What they are doing is almost unheard of, but entirely beneficial to future stars of the game.
“These coaches want to send these players to us and so we had a lot of players to choose from and we were very fortunate,” Stone said.
Not only do these high school players get to experience baseball at the collegiate level early on, which is rare, they also get to enjoy the game without having to worry about any sort of financial burden. “Most everything is covered,” Stone said when talking about the player expenses.
After finalizing their staff and player roster, the Caps jumped off to a hot start and have kept it going so far here at the WWBA. The Caps have yet to lose in thirteen games so far this summer. In the tournament they are 4-0 in pool play, outscoring their opponents, 38-7.

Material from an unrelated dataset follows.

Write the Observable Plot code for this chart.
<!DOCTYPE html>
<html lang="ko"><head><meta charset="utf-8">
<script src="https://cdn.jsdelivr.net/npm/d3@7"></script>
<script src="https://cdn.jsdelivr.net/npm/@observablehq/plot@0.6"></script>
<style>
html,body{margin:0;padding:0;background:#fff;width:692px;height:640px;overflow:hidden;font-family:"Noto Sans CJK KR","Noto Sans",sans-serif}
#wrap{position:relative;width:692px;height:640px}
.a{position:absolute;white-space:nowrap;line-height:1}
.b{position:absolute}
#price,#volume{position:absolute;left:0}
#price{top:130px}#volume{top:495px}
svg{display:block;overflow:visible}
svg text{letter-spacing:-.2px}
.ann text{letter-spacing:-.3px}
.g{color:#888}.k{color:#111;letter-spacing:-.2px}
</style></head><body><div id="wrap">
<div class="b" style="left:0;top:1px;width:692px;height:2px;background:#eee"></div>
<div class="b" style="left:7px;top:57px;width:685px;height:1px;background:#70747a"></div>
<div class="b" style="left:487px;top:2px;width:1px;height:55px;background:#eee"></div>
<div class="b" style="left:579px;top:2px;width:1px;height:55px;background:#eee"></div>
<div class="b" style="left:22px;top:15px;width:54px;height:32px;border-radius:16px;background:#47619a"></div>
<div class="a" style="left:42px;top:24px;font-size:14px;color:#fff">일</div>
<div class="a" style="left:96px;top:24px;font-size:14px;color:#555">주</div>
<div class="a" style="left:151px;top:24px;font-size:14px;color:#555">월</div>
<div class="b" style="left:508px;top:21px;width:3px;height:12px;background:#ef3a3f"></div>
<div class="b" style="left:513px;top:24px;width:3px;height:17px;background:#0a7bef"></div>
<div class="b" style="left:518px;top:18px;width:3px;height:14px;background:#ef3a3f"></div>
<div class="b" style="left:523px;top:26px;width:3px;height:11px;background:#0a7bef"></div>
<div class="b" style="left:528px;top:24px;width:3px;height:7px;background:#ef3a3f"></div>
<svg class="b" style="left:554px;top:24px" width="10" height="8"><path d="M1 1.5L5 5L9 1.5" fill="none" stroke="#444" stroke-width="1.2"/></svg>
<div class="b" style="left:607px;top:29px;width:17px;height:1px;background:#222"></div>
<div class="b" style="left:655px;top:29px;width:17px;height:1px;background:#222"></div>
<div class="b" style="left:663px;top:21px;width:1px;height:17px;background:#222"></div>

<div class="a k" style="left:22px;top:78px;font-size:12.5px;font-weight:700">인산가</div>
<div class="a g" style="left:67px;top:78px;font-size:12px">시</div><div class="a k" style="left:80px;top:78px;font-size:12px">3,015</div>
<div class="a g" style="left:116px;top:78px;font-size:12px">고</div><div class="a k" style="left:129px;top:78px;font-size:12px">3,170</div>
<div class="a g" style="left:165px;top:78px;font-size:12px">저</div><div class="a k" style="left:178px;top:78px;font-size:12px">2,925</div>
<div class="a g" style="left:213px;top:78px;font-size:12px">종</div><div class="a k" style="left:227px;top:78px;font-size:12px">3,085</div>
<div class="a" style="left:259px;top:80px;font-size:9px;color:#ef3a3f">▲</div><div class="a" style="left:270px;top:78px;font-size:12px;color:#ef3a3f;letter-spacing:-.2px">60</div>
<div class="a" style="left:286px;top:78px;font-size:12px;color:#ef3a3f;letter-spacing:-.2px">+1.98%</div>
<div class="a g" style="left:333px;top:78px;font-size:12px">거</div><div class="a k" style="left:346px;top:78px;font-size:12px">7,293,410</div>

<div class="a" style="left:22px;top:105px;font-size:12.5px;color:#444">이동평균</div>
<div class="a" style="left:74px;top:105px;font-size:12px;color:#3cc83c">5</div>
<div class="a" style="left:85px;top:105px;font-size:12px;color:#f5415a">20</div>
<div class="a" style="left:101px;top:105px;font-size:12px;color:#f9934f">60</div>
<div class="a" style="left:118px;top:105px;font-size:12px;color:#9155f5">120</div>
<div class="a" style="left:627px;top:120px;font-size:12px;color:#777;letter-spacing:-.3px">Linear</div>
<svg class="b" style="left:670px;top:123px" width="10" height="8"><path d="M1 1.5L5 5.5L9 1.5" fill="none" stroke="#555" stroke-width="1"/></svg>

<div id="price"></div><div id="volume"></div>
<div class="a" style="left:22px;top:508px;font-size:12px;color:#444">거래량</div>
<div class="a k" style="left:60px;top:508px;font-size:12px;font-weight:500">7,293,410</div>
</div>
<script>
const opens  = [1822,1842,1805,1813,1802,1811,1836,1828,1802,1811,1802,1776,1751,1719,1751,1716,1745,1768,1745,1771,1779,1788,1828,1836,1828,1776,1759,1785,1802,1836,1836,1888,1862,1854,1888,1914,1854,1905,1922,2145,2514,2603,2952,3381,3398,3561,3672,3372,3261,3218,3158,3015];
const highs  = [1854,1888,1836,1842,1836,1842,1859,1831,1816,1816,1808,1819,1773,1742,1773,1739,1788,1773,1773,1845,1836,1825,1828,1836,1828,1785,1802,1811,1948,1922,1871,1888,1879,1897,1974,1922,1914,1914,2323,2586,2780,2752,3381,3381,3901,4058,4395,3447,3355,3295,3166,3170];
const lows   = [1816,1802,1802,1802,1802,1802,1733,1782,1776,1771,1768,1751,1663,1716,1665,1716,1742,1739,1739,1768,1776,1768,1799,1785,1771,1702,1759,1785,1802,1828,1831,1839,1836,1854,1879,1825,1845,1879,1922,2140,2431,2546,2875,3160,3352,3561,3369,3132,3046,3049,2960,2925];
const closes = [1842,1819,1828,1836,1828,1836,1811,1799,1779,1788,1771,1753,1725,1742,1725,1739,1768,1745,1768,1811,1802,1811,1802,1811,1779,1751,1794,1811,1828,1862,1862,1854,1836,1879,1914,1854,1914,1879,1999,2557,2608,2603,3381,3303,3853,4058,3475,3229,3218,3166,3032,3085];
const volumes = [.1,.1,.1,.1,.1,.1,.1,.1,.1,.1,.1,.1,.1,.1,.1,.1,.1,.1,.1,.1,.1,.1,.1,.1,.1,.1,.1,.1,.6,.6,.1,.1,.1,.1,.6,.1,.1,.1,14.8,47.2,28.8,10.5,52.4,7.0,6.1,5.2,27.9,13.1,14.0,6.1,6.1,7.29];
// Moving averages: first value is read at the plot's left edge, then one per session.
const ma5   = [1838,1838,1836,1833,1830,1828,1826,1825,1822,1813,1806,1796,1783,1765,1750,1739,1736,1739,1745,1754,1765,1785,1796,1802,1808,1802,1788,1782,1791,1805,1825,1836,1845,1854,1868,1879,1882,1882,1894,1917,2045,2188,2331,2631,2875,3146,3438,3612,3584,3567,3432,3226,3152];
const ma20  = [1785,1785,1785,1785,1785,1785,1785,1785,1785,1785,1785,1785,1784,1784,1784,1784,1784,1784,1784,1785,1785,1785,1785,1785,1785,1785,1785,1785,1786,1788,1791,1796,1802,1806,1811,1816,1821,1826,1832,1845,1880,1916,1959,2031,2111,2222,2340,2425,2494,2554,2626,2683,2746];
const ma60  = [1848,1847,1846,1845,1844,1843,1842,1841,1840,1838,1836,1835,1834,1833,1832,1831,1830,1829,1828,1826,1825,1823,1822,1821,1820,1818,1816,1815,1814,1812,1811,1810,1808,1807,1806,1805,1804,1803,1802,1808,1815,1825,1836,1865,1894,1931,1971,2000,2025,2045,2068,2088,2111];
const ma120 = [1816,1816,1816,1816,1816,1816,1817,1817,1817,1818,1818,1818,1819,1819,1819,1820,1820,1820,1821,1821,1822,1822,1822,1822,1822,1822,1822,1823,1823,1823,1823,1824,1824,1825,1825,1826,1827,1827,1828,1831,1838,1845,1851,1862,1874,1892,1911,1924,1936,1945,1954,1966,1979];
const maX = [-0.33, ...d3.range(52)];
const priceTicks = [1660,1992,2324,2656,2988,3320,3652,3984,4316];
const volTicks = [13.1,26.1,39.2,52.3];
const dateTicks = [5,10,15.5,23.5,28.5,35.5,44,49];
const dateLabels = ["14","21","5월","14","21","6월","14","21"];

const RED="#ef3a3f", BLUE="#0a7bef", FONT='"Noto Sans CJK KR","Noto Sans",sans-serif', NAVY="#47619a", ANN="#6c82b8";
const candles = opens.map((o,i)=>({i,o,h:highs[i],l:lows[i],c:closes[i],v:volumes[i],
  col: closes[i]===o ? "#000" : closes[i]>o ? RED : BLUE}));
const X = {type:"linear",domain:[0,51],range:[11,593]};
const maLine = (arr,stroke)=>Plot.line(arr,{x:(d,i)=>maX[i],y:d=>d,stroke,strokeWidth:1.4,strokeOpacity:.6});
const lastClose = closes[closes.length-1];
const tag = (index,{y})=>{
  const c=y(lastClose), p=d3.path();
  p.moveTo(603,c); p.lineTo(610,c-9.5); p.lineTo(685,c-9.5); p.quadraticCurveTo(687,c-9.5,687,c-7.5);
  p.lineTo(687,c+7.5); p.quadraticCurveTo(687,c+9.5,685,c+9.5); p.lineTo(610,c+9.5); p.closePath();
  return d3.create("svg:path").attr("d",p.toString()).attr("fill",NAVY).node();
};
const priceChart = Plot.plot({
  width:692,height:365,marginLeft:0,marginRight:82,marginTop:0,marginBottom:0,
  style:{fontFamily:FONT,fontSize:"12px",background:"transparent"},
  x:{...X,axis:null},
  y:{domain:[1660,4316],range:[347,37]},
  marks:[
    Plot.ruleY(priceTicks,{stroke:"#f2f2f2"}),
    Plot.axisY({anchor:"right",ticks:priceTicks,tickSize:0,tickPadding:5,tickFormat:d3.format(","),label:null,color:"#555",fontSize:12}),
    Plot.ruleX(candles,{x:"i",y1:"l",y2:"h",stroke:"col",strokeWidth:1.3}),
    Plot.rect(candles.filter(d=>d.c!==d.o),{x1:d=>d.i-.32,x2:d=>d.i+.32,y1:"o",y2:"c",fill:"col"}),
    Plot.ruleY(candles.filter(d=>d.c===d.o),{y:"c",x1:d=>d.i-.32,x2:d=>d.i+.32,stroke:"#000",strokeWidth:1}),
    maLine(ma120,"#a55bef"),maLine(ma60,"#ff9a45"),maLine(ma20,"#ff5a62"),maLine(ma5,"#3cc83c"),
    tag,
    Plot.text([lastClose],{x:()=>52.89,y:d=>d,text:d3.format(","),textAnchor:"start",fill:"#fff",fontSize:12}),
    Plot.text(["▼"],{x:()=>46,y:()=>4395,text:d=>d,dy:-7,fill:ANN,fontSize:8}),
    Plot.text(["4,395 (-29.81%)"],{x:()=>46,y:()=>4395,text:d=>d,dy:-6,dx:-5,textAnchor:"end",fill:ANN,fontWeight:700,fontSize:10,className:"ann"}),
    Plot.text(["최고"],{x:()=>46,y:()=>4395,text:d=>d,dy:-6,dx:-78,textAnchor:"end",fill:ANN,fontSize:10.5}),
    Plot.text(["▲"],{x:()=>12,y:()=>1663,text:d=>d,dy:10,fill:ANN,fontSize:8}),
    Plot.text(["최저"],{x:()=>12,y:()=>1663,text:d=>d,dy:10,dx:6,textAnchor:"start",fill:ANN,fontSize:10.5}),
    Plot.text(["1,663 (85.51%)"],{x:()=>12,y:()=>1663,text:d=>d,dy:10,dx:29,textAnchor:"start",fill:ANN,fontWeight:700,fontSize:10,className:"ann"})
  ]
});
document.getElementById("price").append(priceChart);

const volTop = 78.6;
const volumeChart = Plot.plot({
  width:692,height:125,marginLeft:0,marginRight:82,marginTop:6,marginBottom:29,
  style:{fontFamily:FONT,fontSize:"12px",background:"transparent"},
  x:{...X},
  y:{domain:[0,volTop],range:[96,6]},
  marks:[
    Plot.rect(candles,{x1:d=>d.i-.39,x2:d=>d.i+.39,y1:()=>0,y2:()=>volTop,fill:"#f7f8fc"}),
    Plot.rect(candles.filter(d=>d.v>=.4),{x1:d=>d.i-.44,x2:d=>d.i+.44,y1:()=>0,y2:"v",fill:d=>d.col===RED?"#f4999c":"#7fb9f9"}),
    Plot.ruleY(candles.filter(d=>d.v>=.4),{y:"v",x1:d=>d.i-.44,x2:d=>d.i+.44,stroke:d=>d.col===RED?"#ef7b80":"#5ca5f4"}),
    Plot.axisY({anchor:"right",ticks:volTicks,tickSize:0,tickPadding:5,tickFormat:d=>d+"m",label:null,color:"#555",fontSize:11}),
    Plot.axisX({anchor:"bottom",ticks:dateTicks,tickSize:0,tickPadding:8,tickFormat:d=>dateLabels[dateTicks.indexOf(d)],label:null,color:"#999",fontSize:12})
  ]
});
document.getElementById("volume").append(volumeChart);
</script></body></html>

“It’s really exciting for me to be able to see these kids at this point in their lives knowing full well that most all of them will play professional baseball and more than likely more than a handful of them may even see big league playing time,” said Stone.
Zirelli is having an enjoyable time coaching these kids this summer and respects them for how respectfully they treat the game. “The best thing about our team is these guys work really hard and are very coachable and we’re having a great time,” said Zirelli. “I think the guys are getting better as well.”
“It’s very fun,” said Calhoun, after hitting a towering two-run home run earlier in the day. “It’s definitely a good experience for the next level cause these are the type of guys I’ll be playing with the rest of my life.”
They will surely face competition on their level this week at the WWBA National Championship. “We know coming here that we are gonna get not only a well run tournament, but a high level of competition,” said Stone.
So far, they look to be on a whole other level than everyone else. That will change once playoffs start, but look for this group of guys to take Pacific Union Financial deep into the playoffs.
“What we’ve done is given our players the best possible chance to be successful for the next chapter in their careers,” Stone concluded.
It seems he is going about it the right way.